Given problem
Do not repeat pictures. Repeat exactly the lines of the listing below from its first line through the line with "const height = 440;".
begin Data block
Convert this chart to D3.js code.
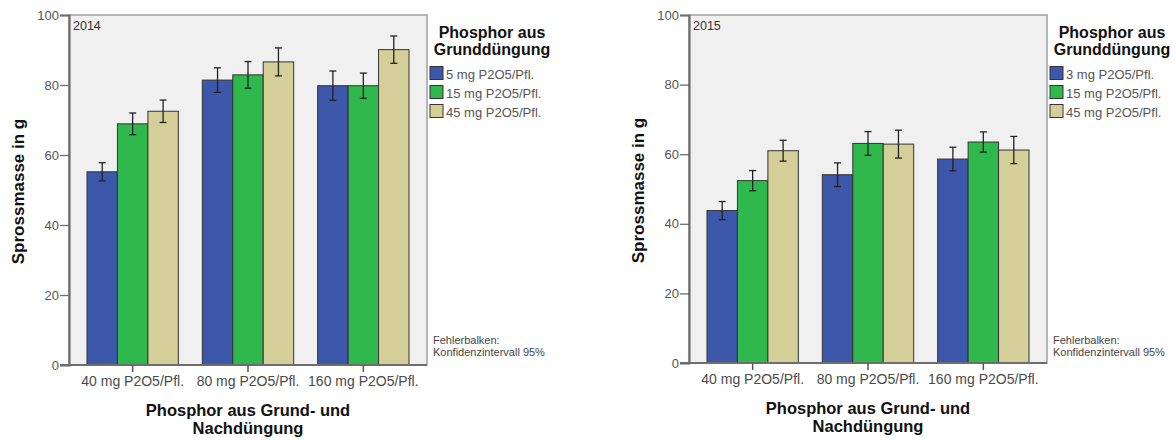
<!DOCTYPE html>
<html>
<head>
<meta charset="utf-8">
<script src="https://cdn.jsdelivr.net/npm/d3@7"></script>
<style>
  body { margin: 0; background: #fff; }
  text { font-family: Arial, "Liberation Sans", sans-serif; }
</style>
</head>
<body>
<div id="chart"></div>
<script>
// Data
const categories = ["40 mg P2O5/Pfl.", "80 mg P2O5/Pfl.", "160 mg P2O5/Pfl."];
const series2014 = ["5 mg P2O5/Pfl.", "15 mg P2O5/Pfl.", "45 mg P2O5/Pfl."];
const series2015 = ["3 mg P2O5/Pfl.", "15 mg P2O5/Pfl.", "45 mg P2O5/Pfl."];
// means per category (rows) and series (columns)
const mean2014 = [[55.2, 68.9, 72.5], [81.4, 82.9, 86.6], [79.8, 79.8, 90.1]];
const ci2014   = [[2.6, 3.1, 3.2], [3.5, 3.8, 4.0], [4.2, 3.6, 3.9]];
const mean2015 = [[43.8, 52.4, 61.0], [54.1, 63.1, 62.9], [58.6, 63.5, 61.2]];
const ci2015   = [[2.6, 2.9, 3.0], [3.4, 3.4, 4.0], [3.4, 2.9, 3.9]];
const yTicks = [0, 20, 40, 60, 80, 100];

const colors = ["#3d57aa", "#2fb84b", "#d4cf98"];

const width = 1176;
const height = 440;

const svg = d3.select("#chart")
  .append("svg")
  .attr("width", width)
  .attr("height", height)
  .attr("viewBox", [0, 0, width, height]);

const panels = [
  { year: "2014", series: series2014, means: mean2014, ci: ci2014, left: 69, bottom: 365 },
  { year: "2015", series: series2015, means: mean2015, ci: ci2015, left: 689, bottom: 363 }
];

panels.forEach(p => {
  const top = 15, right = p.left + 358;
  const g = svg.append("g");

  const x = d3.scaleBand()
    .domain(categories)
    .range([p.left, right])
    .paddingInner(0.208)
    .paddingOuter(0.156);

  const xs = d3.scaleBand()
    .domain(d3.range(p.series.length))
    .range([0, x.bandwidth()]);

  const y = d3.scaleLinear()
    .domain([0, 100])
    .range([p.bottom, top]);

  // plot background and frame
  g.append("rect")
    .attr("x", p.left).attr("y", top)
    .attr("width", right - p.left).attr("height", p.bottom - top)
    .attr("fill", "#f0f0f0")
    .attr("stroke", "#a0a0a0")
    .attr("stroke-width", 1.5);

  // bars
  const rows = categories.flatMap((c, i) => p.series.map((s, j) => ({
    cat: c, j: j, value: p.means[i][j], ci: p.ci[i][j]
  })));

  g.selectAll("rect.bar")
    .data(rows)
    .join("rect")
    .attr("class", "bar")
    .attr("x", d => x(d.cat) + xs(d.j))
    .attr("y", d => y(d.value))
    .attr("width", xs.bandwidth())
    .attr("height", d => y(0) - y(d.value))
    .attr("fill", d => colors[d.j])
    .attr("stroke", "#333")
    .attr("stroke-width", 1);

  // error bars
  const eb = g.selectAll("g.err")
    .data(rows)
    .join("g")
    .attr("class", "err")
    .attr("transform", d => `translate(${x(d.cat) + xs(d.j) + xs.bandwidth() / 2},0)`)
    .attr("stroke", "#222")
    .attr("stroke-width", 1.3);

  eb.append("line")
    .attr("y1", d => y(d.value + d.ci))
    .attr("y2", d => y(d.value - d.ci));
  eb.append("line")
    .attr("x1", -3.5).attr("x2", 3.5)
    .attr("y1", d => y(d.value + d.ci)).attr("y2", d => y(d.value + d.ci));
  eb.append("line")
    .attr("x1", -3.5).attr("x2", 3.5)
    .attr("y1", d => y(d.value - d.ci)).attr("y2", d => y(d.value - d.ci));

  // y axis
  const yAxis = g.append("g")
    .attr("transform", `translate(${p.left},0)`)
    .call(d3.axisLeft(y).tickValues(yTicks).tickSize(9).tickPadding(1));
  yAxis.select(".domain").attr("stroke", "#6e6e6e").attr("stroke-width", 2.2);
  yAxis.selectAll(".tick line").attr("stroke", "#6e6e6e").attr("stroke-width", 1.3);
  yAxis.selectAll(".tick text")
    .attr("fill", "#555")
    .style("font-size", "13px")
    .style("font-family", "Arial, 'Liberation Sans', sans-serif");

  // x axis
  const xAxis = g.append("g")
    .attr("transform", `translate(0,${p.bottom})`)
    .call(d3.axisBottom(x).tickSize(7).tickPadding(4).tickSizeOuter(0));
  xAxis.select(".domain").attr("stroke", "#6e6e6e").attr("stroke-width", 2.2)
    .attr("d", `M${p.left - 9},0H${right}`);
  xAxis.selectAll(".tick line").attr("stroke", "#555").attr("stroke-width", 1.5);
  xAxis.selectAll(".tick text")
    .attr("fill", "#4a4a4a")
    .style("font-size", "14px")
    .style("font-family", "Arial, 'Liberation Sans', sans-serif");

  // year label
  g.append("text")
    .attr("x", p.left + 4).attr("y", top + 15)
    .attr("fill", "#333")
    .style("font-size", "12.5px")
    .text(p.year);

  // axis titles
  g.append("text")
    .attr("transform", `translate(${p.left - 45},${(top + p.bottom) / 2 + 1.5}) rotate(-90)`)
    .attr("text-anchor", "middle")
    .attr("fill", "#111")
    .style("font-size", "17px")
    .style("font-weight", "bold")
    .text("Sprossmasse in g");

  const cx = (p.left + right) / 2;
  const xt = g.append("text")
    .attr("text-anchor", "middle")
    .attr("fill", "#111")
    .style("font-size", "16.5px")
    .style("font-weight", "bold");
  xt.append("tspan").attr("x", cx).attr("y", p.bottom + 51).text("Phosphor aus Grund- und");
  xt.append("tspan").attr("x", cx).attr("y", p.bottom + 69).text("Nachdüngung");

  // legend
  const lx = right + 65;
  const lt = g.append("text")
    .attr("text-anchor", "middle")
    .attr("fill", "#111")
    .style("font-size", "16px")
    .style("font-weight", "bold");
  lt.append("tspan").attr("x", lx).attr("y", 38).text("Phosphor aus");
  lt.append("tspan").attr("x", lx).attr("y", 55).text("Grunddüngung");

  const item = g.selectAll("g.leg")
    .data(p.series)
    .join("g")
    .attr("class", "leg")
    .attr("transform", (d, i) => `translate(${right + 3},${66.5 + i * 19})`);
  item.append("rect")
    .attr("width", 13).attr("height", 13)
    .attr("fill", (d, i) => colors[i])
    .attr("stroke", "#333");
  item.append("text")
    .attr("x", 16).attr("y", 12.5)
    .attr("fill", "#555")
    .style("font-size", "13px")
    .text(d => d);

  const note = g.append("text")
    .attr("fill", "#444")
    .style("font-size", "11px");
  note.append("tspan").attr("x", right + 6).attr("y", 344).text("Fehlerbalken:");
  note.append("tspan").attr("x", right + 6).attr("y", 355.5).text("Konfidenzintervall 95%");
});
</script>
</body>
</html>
end Data block
The response
Convert this chart to D3.js code.
<!DOCTYPE html>
<html>
<head>
<meta charset="utf-8">
<script src="https://cdn.jsdelivr.net/npm/d3@7"></script>
<style>
  body { margin: 0; background: #fff; }
  text { font-family: Arial, "Liberation Sans", sans-serif; }
</style>
</head>
<body>
<div id="chart"></div>
<script>
// Data
const categories = ["40 mg P2O5/Pfl.", "80 mg P2O5/Pfl.", "160 mg P2O5/Pfl."];
const series2014 = ["5 mg P2O5/Pfl.", "15 mg P2O5/Pfl.", "45 mg P2O5/Pfl."];
const series2015 = ["3 mg P2O5/Pfl.", "15 mg P2O5/Pfl.", "45 mg P2O5/Pfl."];
// means per category (rows) and series (columns)
const mean2014 = [[55.2, 68.9, 72.5], [81.4, 82.9, 86.6], [79.8, 79.8, 90.1]];
const ci2014   = [[2.6, 3.1, 3.2], [3.5, 3.8, 4.0], [4.2, 3.6, 3.9]];
const mean2015 = [[43.8, 52.4, 61.0], [54.1, 63.1, 62.9], [58.6, 63.5, 61.2]];
const ci2015   = [[2.6, 2.9, 3.0], [3.4, 3.4, 4.0], [3.4, 2.9, 3.9]];
const yTicks = [0, 20, 40, 60, 80, 100];

const colors = ["#3d57aa", "#2fb84b", "#d4cf98"];

const width = 1176;
const height = 440;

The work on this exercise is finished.